EXERCISE INSTRUCTIONS:
Skip every picture and transcribe the remaining material exactly.

— START —

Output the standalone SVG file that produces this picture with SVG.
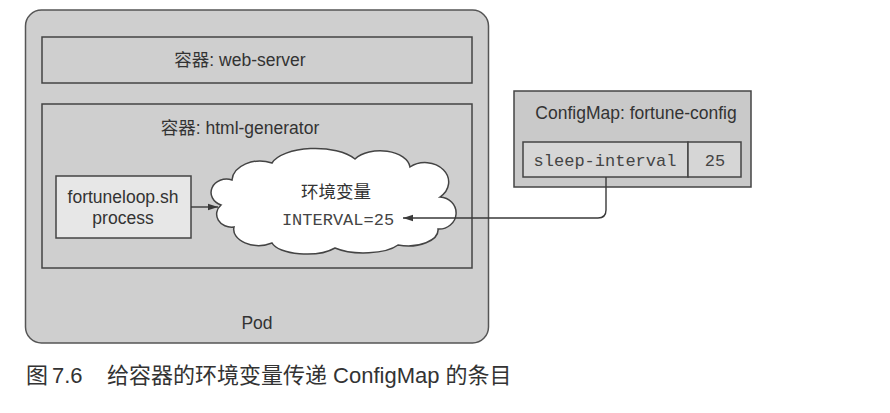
<svg xmlns="http://www.w3.org/2000/svg" width="890" height="413" viewBox="0 0 890 413">
  <defs>
    <marker id="arrow" viewBox="0 0 10 8" refX="10" refY="4" markerWidth="10" markerHeight="8" markerUnits="userSpaceOnUse" orient="auto">
      <path d="M0,0.8 L10,4 L0,7.2 Z" fill="#3a3a3a"/>
    </marker>
    <style>
      .box { fill: none; stroke: #444; stroke-width: 1.5; }
      .lbl { font-family: "Liberation Sans", Arial, "Noto Sans CJK SC", sans-serif; font-size: 17.5px; fill: #333; text-anchor: middle; }
      .mono { font-family: "Liberation Mono", "Courier New", monospace; font-size: 17px; fill: #444; text-anchor: middle; }
      .cap { font-family: "Liberation Sans", Arial, "Noto Sans CJK SC", sans-serif; font-size: 22px; fill: #333; }
      .conn { fill: none; stroke: #3a3a3a; stroke-width: 1.4; }
    </style>
  </defs>
  <rect width="890" height="413" fill="#ffffff"/>

  <g id="pod">
    <rect x="25.5" y="10" width="463" height="333" rx="16" fill="#cfcfcf" stroke="#555" stroke-width="1.5"/>
    <text class="lbl" x="257" y="329">Pod</text>
  </g>

  <g id="web-server">
    <rect class="box" x="42" y="37" width="430" height="46"/>
    <text class="lbl" x="240" y="66">容器: web-server</text>
  </g>

  <g id="html-generator">
    <rect class="box" x="42" y="104" width="430" height="164"/>
    <text class="lbl" x="240" y="134">容器: html-generator</text>
  </g>

  <g id="fortuneloop">
    <rect x="56" y="176" width="135" height="62" fill="#e7e7e7" stroke="#444" stroke-width="1.5"/>
    <text class="lbl" x="123" y="203">fortuneloop.sh</text>
    <text class="lbl" x="123" y="224">process</text>
  </g>

  <g id="env-cloud">
    <path d="M 232,180 A 28,20 0 0 1 272,163 A 45,20 0 0 1 355,159 A 30,18 0 0 1 410,167 A 22,18 0 0 1 440,197 A 16,15 0 0 1 438,229 A 30,16 0 0 1 398,245 A 38,14 0 0 1 335,248 A 35,14 0 0 1 272,243 A 25,16 0 0 1 234,227 A 15,13 0 0 1 221,205 A 15,13 0 0 1 232,180 Z" fill="#ffffff" stroke="#444" stroke-width="1.5"/>
    <text class="lbl" x="336" y="198" style="font-size:17.5px">环境变量</text>
    <text class="mono" x="338" y="225">INTERVAL=25</text>
  </g>

  <g id="configmap">
    <rect x="514" y="91" width="237" height="96" fill="#c9c9c9" stroke="#444" stroke-width="1.5"/>
    <text class="lbl" x="636" y="119">ConfigMap: fortune-config</text>
    <rect x="523" y="142" width="165" height="35" fill="#d6d6d6" stroke="#444" stroke-width="1.5"/>
    <rect x="688" y="142" width="53" height="35" fill="#d6d6d6" stroke="#444" stroke-width="1.5"/>
    <text class="mono" x="605" y="166">sleep-interval</text>
    <text class="mono" x="715" y="166">25</text>
  </g>

  <g id="connectors">
    <path class="conn" d="M191,207 H218" marker-end="url(#arrow)"/>
    <path class="conn" d="M606,177 V210 Q606,218 598,218 H403" marker-end="url(#arrow)"/>
  </g>

  <g id="caption">
    <text class="cap" x="26" y="383">图</text>
    <text class="cap" x="52" y="383">7.6</text>
    <text class="cap" x="107" y="383">给容器的环境变量传递 ConfigMap 的条目</text>
  </g>
</svg>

— END —

WORKED ANSWER:
Output the standalone SVG file that produces this picture with SVG.
<svg xmlns="http://www.w3.org/2000/svg" width="890" height="413" viewBox="0 0 890 413">
  <defs>
    <marker id="arrow" viewBox="0 0 10 8" refX="10" refY="4" markerWidth="10" markerHeight="8" markerUnits="userSpaceOnUse" orient="auto">
      <path d="M0,0.8 L10,4 L0,7.2 Z" fill="#3a3a3a"/>
    </marker>
    <style>
      .box { fill: none; stroke: #444; stroke-width: 1.5; }
      .lbl { font-family: "Liberation Sans", Arial, "Noto Sans CJK SC", sans-serif; font-size: 17.5px; fill: #333; text-anchor: middle; }
      .mono { font-family: "Liberation Mono", "Courier New", monospace; font-size: 17px; fill: #444; text-anchor: middle; }
      .cap { font-family: "Liberation Sans", Arial, "Noto Sans CJK SC", sans-serif; font-size: 22px; fill: #333; }
      .conn { fill: none; stroke: #3a3a3a; stroke-width: 1.4; }
    </style>
  </defs>
  <rect width="890" height="413" fill="#ffffff"/>

  <g id="pod">
    <rect x="25.5" y="10" width="463" height="333" rx="16" fill="#cfcfcf" stroke="#555" stroke-width="1.5"/>
    <text class="lbl" x="257" y="329">Pod</text>
  </g>

  <g id="web-server">
    <rect class="box" x="42" y="37" width="430" height="46"/>
    <text class="lbl" x="240" y="66">容器: web-server</text>
  </g>

  <g id="html-generator">
    <rect class="box" x="42" y="104" width="430" height="164"/>
    <text class="lbl" x="240" y="134">容器: html-generator</text>
  </g>

  <g id="fortuneloop">
    <rect x="56" y="176" width="135" height="62" fill="#e7e7e7" stroke="#444" stroke-width="1.5"/>
    <text class="lbl" x="123" y="203">fortuneloop.sh</text>
    <text class="lbl" x="123" y="224">process</text>
  </g>

  <g id="env-cloud">
    <path d="M 232,180 A 28,20 0 0 1 272,163 A 45,20 0 0 1 355,159 A 30,18 0 0 1 410,167 A 22,18 0 0 1 440,197 A 16,15 0 0 1 438,229 A 30,16 0 0 1 398,245 A 38,14 0 0 1 335,248 A 35,14 0 0 1 272,243 A 25,16 0 0 1 234,227 A 15,13 0 0 1 221,205 A 15,13 0 0 1 232,180 Z" fill="#ffffff" stroke="#444" stroke-width="1.5"/>
    <text class="lbl" x="336" y="198" style="font-size:17.5px">环境变量</text>
    <text class="mono" x="338" y="225">INTERVAL=25</text>
  </g>

  <g id="configmap">
    <rect x="514" y="91" width="237" height="96" fill="#c9c9c9" stroke="#444" stroke-width="1.5"/>
    <text class="lbl" x="636" y="119">ConfigMap: fortune-config</text>
    <rect x="523" y="142" width="165" height="35" fill="#d6d6d6" stroke="#444" stroke-width="1.5"/>
    <rect x="688" y="142" width="53" height="35" fill="#d6d6d6" stroke="#444" stroke-width="1.5"/>
    <text class="mono" x="605" y="166">sleep-interval</text>
    <text class="mono" x="715" y="166">25</text>
  </g>

  <g id="connectors">
    <path class="conn" d="M191,207 H218" marker-end="url(#arrow)"/>
    <path class="conn" d="M606,177 V210 Q606,218 598,218 H403" marker-end="url(#arrow)"/>
  </g>

  <g id="caption">
    <text class="cap" x="26" y="383">图</text>
    <text class="cap" x="52" y="383">7.6</text>
    <text class="cap" x="107" y="383">给容器的环境变量传递 ConfigMap 的条目</text>
  </g>
</svg>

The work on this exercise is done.